Strange summation timings

I wanted to test different ways of writing a simple summation, here’s the code:

# series with slow convergence to pi
function pisumloop(n)
    s = 0.0
    for k = 1:n
        s += 1 / k^2
    end
    return sqrt(6*s)
end

# vectorization + broadcasting
pisumvec(n) = sqrt(6*sum(1 ./ (1:n).^2))

# array comprehension
pisumcomp(n) = sqrt(6*sum([1/k^2 for k=1:n]))

# generator expression
pisumgen(n) = sqrt(6*sum(1/k^2 for k=1:n))

As you can see from the following benchmark results on Julia 0.6.4, pisumvec and pisumcomp are a bit slower, presumably because they allocate temporary arrays. This is pretty much what I expected, although I thought the difference would be a bit larger.

julia> using BenchmarkTools

julia> @btime pisumloop(10^4);
  37.752 μs (0 allocations: 0 bytes)

julia> @btime pisumvec(10^4);
  40.094 μs (2 allocations: 78.20 KiB)

julia> @btime pisumcomp(10^4);
  40.094 μs (2 allocations: 78.20 KiB)

julia> @btime pisumgen(10^4);
  37.752 μs (4 allocations: 96 bytes)

But here’s what I get on Julia 1.0:

julia> @btime pisumloop(10^4);
  37.752 μs (0 allocations: 0 bytes)

julia> @btime pisumvec(10^4);
  20.778 μs (3 allocations: 78.23 KiB)

julia> @btime pisumcomp(10^4);
  20.778 μs (2 allocations: 78.20 KiB)

julia> @btime pisumgen(10^4);
  37.752 μs (0 allocations: 0 bytes)

What’s going on here? How did pisumvec and pisumcomp become twice as fast in 1.0? And how can they stomp all over pisumloop and pisumgen, which (I thought) should be better?

Another weird thing. All the timings above were done on an old Core i7-4770K, a 4 core machine running at 3.5 GHz. When I tried the same code on an i7-8700K (6 cores at 3.7 GHz, or a single core at 4.7 GHz), all benchmarks finished in only 7-8 μs. Why is there such a huge difference between these machines? From the difference in single core clock speeds I expected the newer machine to be only 25% faster.

1 Like

Change for to @simd for to turn on SIMD optimization for that loop.

Clock speeds have been the least important thing about the CPU for decades now.

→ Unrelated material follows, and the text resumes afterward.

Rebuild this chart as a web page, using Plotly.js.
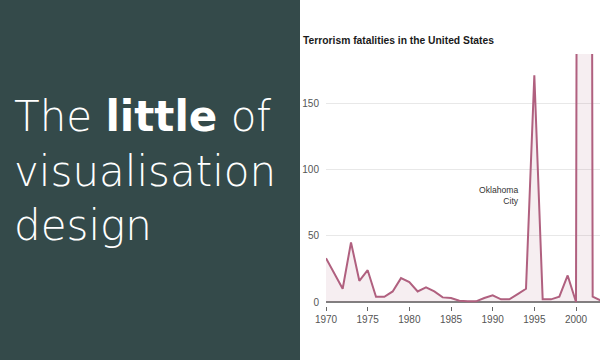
<!DOCTYPE html>
<html>
<head>
<meta charset="utf-8">
<script src="https://cdn.plot.ly/plotly-3.0.1.min.js"></script>
<style>
html,body{margin:0;padding:0;background:#fff;}
#chart{width:600px;height:360px;}
</style>
</head>
<body>
<div id="chart"></div>
<script>
// Data
const years = [1970,1971,1972,1973,1974,1975,1976,1977,1978,1979,1980,1981,1982,1983,1984,1985,1986,1987,1988,1989,1990,1991,1992,1993,1994,1995,1996,1997,1998,1999,2000,2001,2002,2003];
const fatalities = [33,21,10,45,16,24,4,4,8,18,15,8,11,8,3.5,3,1,0.5,0.5,3,5,2,2,6,10,171,2,2,4,20,0,3000,4,1];
const xTickVals = [1970,1975,1980,1985,1990,1995,2000];
const yTickVals = [0,50,100,150];
const chartTitle = "Terrorism fatalities in the United States";
const noteText = "Oklahoma<br>City";
const noteX = 1993.4, noteY = 80;
const headline = "The <b>little</b> of<br>visualisation<br>design";

const lineColor = "#b0607f";
const fillColor = "rgba(176,96,127,0.11)";

const trace = {
  x: years,
  y: fatalities,
  type: "scatter",
  mode: "lines",
  line: {color: lineColor, width: 2},
  fill: "tozeroy",
  fillcolor: fillColor,
  hoverinfo: "skip"
};

const layout = {
  width: 600,
  height: 360,
  margin: {l: 326, r: 0, t: 54, b: 54},
  paper_bgcolor: "#ffffff",
  plot_bgcolor: "rgba(0,0,0,0)",
  showlegend: false,
  font: {family: "Liberation Sans, Arial, sans-serif", size: 10, color: "#555"},
  title: {
    text: chartTitle,
    xref: "container", yref: "container",
    x: 303/600, xanchor: "left",
    y: 1 - 40/360, yanchor: "middle",
    font: {family: "Liberation Sans, Arial, sans-serif", size: 10.3, color: "#1a1a1a", weight: "bold"}
  },
  xaxis: {
    range: [1970, 2002.88],
    tickvals: xTickVals,
    ticktext: xTickVals.map(String),
    ticks: "outside",
    ticklen: 4,
    tickwidth: 1,
    tickcolor: "#666",
    showgrid: false,
    zeroline: false,
    showline: false,
    tickfont: {size: 10, color: "#555"},
    fixedrange: true
  },
  yaxis: {
    range: [-3, 187],
    tickvals: yTickVals,
    ticktext: yTickVals.map(String),
    showgrid: true,
    gridcolor: "#e8e8e8",
    gridwidth: 1,
    zeroline: true,
    zerolinecolor: "#808080",
    zerolinewidth: 1.5,
    showline: false,
    ticks: "",
    ticklabelstandoff: 6,
    tickfont: {size: 10, color: "#555"},
    fixedrange: true
  },
  shapes: [{
    type: "rect",
    xref: "paper", yref: "paper",
    x0: -326/274, x1: (300-326)/274,
    y0: -0.3, y1: 1.3,
    fillcolor: "#344a4a",
    line: {width: 0},
    layer: "above"
  }],
  annotations: [
    {
      text: noteText,
      xref: "x", yref: "y",
      x: noteX, y: noteY,
      xanchor: "right", yanchor: "middle",
      align: "right",
      showarrow: false,
      font: {family: "Liberation Sans, Arial, sans-serif", size: 8.6, color: "#333"}
    },
    {
      text: headline,
      xref: "paper", yref: "paper",
      x: (12-326)/274, xanchor: "left",
      y: (306-171)/252, yanchor: "middle",
      align: "left",
      showarrow: false,
      font: {family: "DejaVu Sans, sans-serif", size: 42, color: "#ffffff", weight: 200}
    }
  ]
};

Plotly.newPlot("chart", [trace], layout, {displayModeBar: false, staticPlot: true});
</script>
</body>
</html>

Turn on optimization options -O3 --math-mode=fast for the automatic SIMD vectorization to kick in, then the results should be like this:

julia> @btime pisumloop(10^4);
  17.448 μs (0 allocations: 0 bytes)

julia> @btime pisumvec(10^4);
  19.501 μs (3 allocations: 78.23 KiB)

julia> @btime pisumcomp(10^4);
  19.244 μs (2 allocations: 78.20 KiB)

julia> @btime pisumgen(10^4);
  17.448 μs (0 allocations: 0 bytes)

Not for pure single core floating point benchmarks, which my code examples should be. For example, my old machine completes a 2M Superpi 1.5 benchmark in 22.2 seconds and the new one in 16.9 seconds, which is very close to the 25% speedup I expected from raw clock speeds - despite the 5 years and several processor generations between these chips.

But thanks for the SIMD suggestions, I’ll try them out. I still find the (untweaked) difference between array comprehensions and generator expressions unintuitive though. They seem so similar to me.